Technically Speaking

Weekly Analysis: Livestock Markets

By Darin Newsom , DTN Senior Analyst
Source: DTN ProphetX

Live Cattle: The April contract closed $0.025 higher at $139.825. The secondary (intermediate-term) uptrend looks to be nearing an end with weekly stochastics above the overbought level of 80%. Thee futures contract is between resistance at $139.025 and $142.80, prices that mark the 50% and 61.8% retracement levels of the previous downtrend from $155.00 through the low of $123.05.

Feeder Cattle: The more active May contract closed $1.40 lower at $160.70. While the secondary (intermediate-term) trend remains up with a high last week of $165.875, the futures contract uncovered increased selling as it tested initial resistance near $165.90. This price marks the 33% retracement level of the previous downtrend from $212.45 through the low of $142.65. If the contract continues to move lower, initial support is at the 4-week low of $152.325.

Lean hogs: The April contract closed $0.375 lower at $71.45 last week. The lower weekly close sets the stage for a move to a secondary (intermediate-term) downtrend. Weekly stochastics are nearing a bearish crossover above the overbought level of 80%. If the trend does turn down, initial support is pegged near $68.325, a price that marks the 33% retracement level of the previous uptrend from $59.225 through the recent high of $72.875.

Corn (Cash): The DTN National Corn Index (NCI.X, national average cash price) closed at $3.40 1/4, up 1 3/4 cents for the week. The secondary (intermediate-term) trend remains sideways with support near $3.29 and initial resistance near $3.49 1/2. Weekly stochastics are neutral above the oversold level of 20%. National average basis strengthened by a 1/4 cent last week with Friday's NCI.X coming in about 26 3/4 cents below the close of the May futures contract. The 5-year average for national average basis last week is 21 cents under with the 10-year average calculated at 23 cents under.

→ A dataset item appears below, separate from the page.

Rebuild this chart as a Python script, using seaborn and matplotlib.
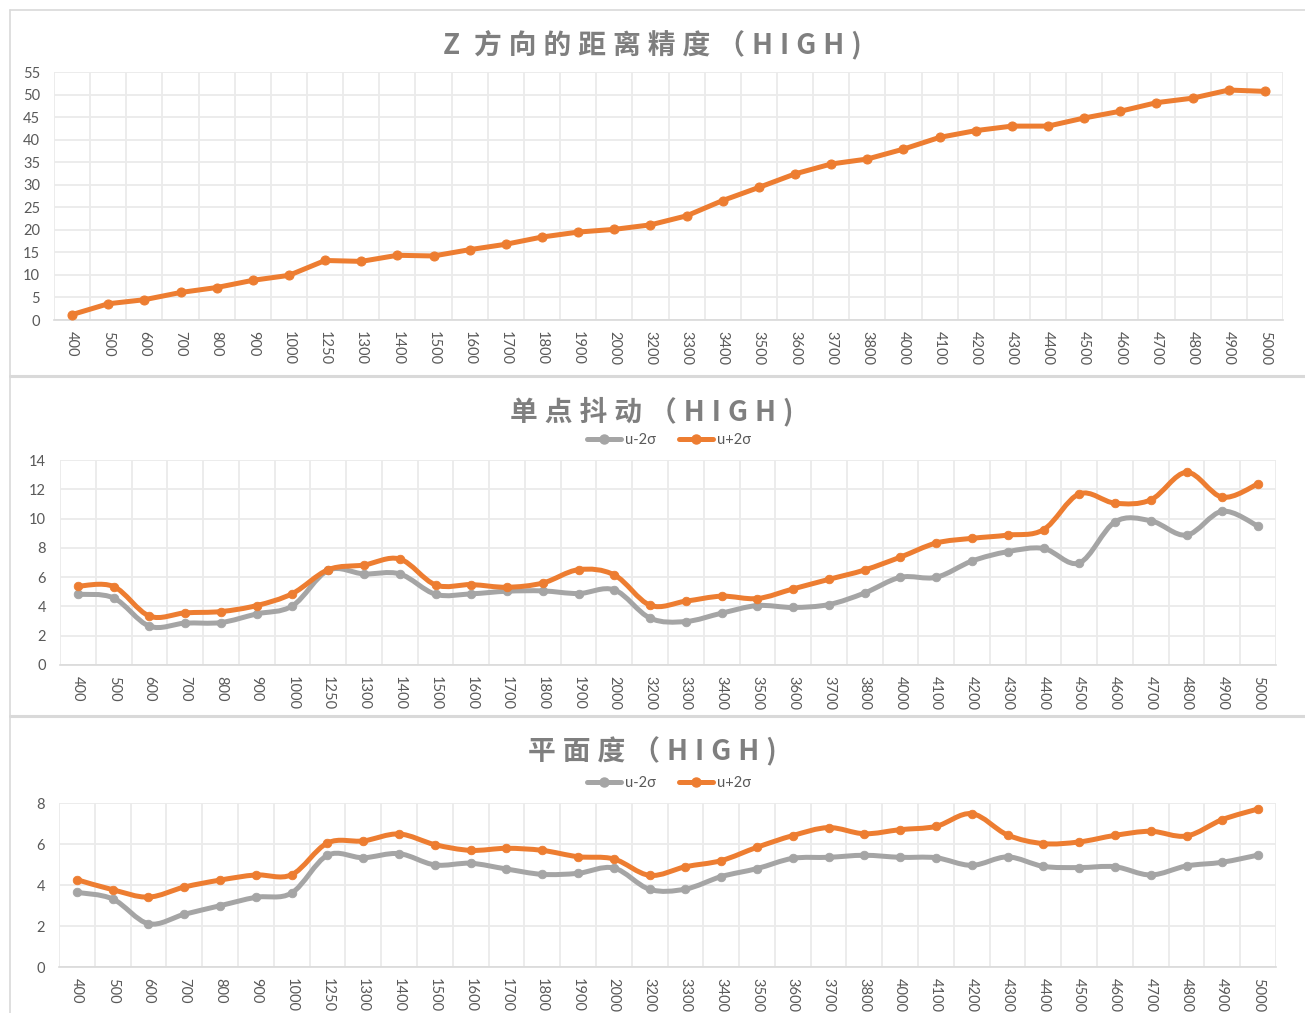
import numpy as np
import pandas as pd
import matplotlib
matplotlib.use("Agg")
import matplotlib.pyplot as plt
import seaborn as sns
from matplotlib.path import Path
from matplotlib.patches import PathPatch
from matplotlib.lines import Line2D

# ---------------- data ----------------
categories = ["400", "500", "600", "700", "800", "900", "1000", "1250", "1300", "1400",
              "1500", "1600", "1700", "1800", "1900", "2000", "3200", "3300", "3400", "3500",
              "3600", "3700", "3800", "4000", "4100", "4200", "4300", "4400", "4500", "4600",
              "4700", "4800", "4900", "5000"]

z_accuracy = [1.2, 3.6, 4.5, 6.1, 7.2, 8.8, 9.9, 13.2, 13.0, 14.35,
              14.2, 15.6, 16.8, 18.4, 19.5, 20.1, 21.1, 23.1, 26.5, 29.4,
              32.4, 34.6, 35.7, 37.9, 40.5, 42.0, 43.0, 43.0, 44.8, 46.3,
              48.2, 49.2, 51.0, 50.7]

jitter_lo = [4.83, 4.58, 2.65, 2.86, 2.90, 3.49, 4.04, 6.47, 6.22, 6.22,
             4.83, 4.86, 5.04, 5.06, 4.88, 5.13, 3.20, 2.97, 3.54, 4.06,
             3.93, 4.13, 4.92, 5.99, 5.99, 7.10, 7.74, 7.96, 6.97, 9.78,
             9.85, 8.87, 10.50, 9.48]
jitter_hi = [5.38, 5.36, 3.34, 3.56, 3.65, 4.06, 4.88, 6.51, 6.83, 7.24,
             5.47, 5.49, 5.31, 5.60, 6.51, 6.15, 4.08, 4.36, 4.70, 4.54,
             5.20, 5.85, 6.49, 7.37, 8.33, 8.65, 8.87, 9.24, 11.69, 11.05,
             11.28, 13.16, 11.46, 12.37]

flat_lo = [3.64, 3.32, 2.11, 2.57, 2.99, 3.40, 3.61, 5.45, 5.33, 5.53,
           4.98, 5.06, 4.78, 4.52, 4.57, 4.83, 3.79, 3.80, 4.41, 4.80,
           5.30, 5.35, 5.45, 5.35, 5.33, 4.96, 5.37, 4.91, 4.85, 4.89,
           4.49, 4.93, 5.11, 5.46]
flat_hi = [4.26, 3.77, 3.41, 3.90, 4.24, 4.49, 4.50, 6.05, 6.15, 6.49,
           5.97, 5.69, 5.79, 5.69, 5.38, 5.27, 4.47, 4.89, 5.19, 5.84,
           6.41, 6.80, 6.50, 6.70, 6.86, 7.48, 6.44, 6.02, 6.10, 6.42,
           6.62, 6.39, 7.19, 7.71]

titles = ["Z 方向的距离精度（HIGH)", "单点抖动（HIGH)", "平面度（HIGH)"]
series_names = ["u-2σ", "u+2σ"]

# ---------------- style ----------------
ORANGE = "#ED7D31"
GRAY = "#A5A5A5"
GRID = "#ebebeb"
TICK = "#595959"
TITLE = "#7f7f7f"
BORDER = "#d9d9d9"

W, H = 1305, 1013
sns.set_theme(style="white")
plt.rcParams["font.family"] = ["Lato", "Noto Sans CJK SC", "DejaVu Sans"]

fig = plt.figure(figsize=(W / 100, H / 100), dpi=100)
n = len(categories)
pos = np.arange(n)


def fig_box(l, r, t, b):
    return [l / W, 1 - b / H, (r - l) / W, (b - t) / H]


def style_axes(ax, ymax, ystep):
    ax.set_xlim(-0.5, n - 0.5)
    ax.set_ylim(0, ymax)
    ax.set_yticks(np.arange(0, ymax + 0.01, ystep))
    ax.set_yticklabels([f"{v:g}" for v in np.arange(0, ymax + 0.01, ystep)])
    ax.set_xticks(pos)
    ax.set_xticklabels(categories, rotation=-90, ha="center", va="top")
    ax.set_xticks(np.arange(-0.5, n), minor=True)
    ax.grid(False)
    ax.grid(which="minor", axis="x", color=GRID, lw=1.3)
    ax.grid(which="major", axis="y", color=GRID, lw=1.3)
    for s in ["top", "left", "right"]:
        ax.spines[s].set_visible(False)
    ax.spines["bottom"].set_color(BORDER)
    ax.spines["bottom"].set_linewidth(1.2)
    ax.tick_params(which="both", length=0)
    ax.tick_params(axis="y", pad=10, labelsize=10.5, labelcolor=TICK)
    ax.tick_params(axis="x", pad=8, labelsize=10.5, labelcolor=TICK)
    ax.set_xlabel("")
    ax.set_ylabel("")
    ax.set_axisbelow(True)


def smooth_path(xs, ys):
    pts = np.column_stack([xs, ys]).astype(float)
    m = len(pts)
    verts = [pts[0]]
    codes = [Path.MOVETO]
    for i in range(m - 1):
        p_prev = pts[i - 1] if i > 0 else pts[i]
        p0 = pts[i]
        p1 = pts[i + 1]
        p_next = pts[i + 2] if i + 2 < m else pts[i + 1]
        c1 = p0 + (p1 - p_prev) / 6.0
        c2 = p1 - (p_next - p0) / 6.0
        verts += [c1, c2, p1]
        codes += [Path.CURVE4] * 3
    return Path(verts, codes)


def smooth_series(ax, vals, color, z):
    patch = PathPatch(smooth_path(pos, vals), fill=False, edgecolor=color, lw=3.6,
                      capstyle="round", joinstyle="round", zorder=z)
    ax.add_patch(patch)
    sns.scatterplot(x=pos, y=vals, color=color, s=38, edgecolor=color,
                    linewidth=0.6, zorder=z + 0.5, ax=ax, legend=False)


def spaced(text):
    sp = "\u2005"
    out = ""
    for i, ch in enumerate(text):
        if ch == " ":
            out += "\u2002"
            continue
        out += ch
        if i < len(text) - 1 and text[i + 1] != " ":
            out += sp
    return out


# ---------------- chart 1 ----------------
ax1 = fig.add_axes(fig_box(54, 1283, 72, 320))
df1 = pd.DataFrame({"x": pos, "y": z_accuracy})
sns.lineplot(data=df1, x="x", y="y", color=ORANGE, lw=3.6, marker="o", markersize=6.5,
             markeredgecolor=ORANGE, ax=ax1, zorder=3)
style_axes(ax1, 55, 5)

# ---------------- chart 2 ----------------
ax2 = fig.add_axes(fig_box(60, 1276, 460, 665))
smooth_series(ax2, jitter_lo, GRAY, 3)
smooth_series(ax2, jitter_hi, ORANGE, 4)
style_axes(ax2, 14, 2)

# ---------------- chart 3 ----------------
ax3 = fig.add_axes(fig_box(59, 1276, 803, 967))
smooth_series(ax3, flat_lo, GRAY, 3)
smooth_series(ax3, flat_hi, ORANGE, 4)
style_axes(ax3, 8, 2)

# ---------------- titles ----------------
title_y = [46, 412, 752]
for t, yy in zip(titles, title_y):
    fig.text(652 / W, 1 - yy / H, spaced(t), ha="center", va="center", fontsize=20,
             color=TITLE, weight="bold", family=["Noto Sans CJK SC", "DejaVu Sans"])

# ---------------- legends ----------------
handles = [Line2D([0], [0], color=GRAY, lw=3.6, marker="o", markersize=6.5),
           Line2D([0], [0], color=ORANGE, lw=3.6, marker="o", markersize=6.5)]
for yy in [440, 783]:
    fig.legend(handles, series_names, loc="center", bbox_to_anchor=(669 / W, 1 - yy / H),
               ncol=2, frameon=False, fontsize=10.5, labelcolor=TICK, handlelength=2.3,
               handletextpad=0.3, columnspacing=1.6, borderaxespad=0, borderpad=0)

# ---------------- chart frames ----------------
fig.add_artist(Line2D([10 / W, 1], [1 - 10 / H, 1 - 10 / H], transform=fig.transFigure,
                      color=BORDER, lw=1.2))
fig.add_artist(Line2D([10 / W, 10 / W], [0, 1 - 10 / H], transform=fig.transFigure,
                      color=BORDER, lw=1.2))
for yy in [376, 716]:
    fig.add_artist(Line2D([10 / W, 1], [1 - yy / H, 1 - yy / H], transform=fig.transFigure,
                          color=BORDER, lw=2.2))

fig.savefig("out.png", dpi=100, facecolor="white")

Soybean meal: The May contract closed $6.90 lower at $266.60. While the secondary (intermediate-term) trend remains up, the minor (short-term) trend turned down on Monday, March 14. This led to an immediate test of support at $266.60, a price that marks the 50% retracement level of the previous minor uptrend from $258.90 through the recent high of $274.40. The 67% retracement level is down at $264.10. However, if the contract is able to rally early this week resistance is between $268.20 and $271.30.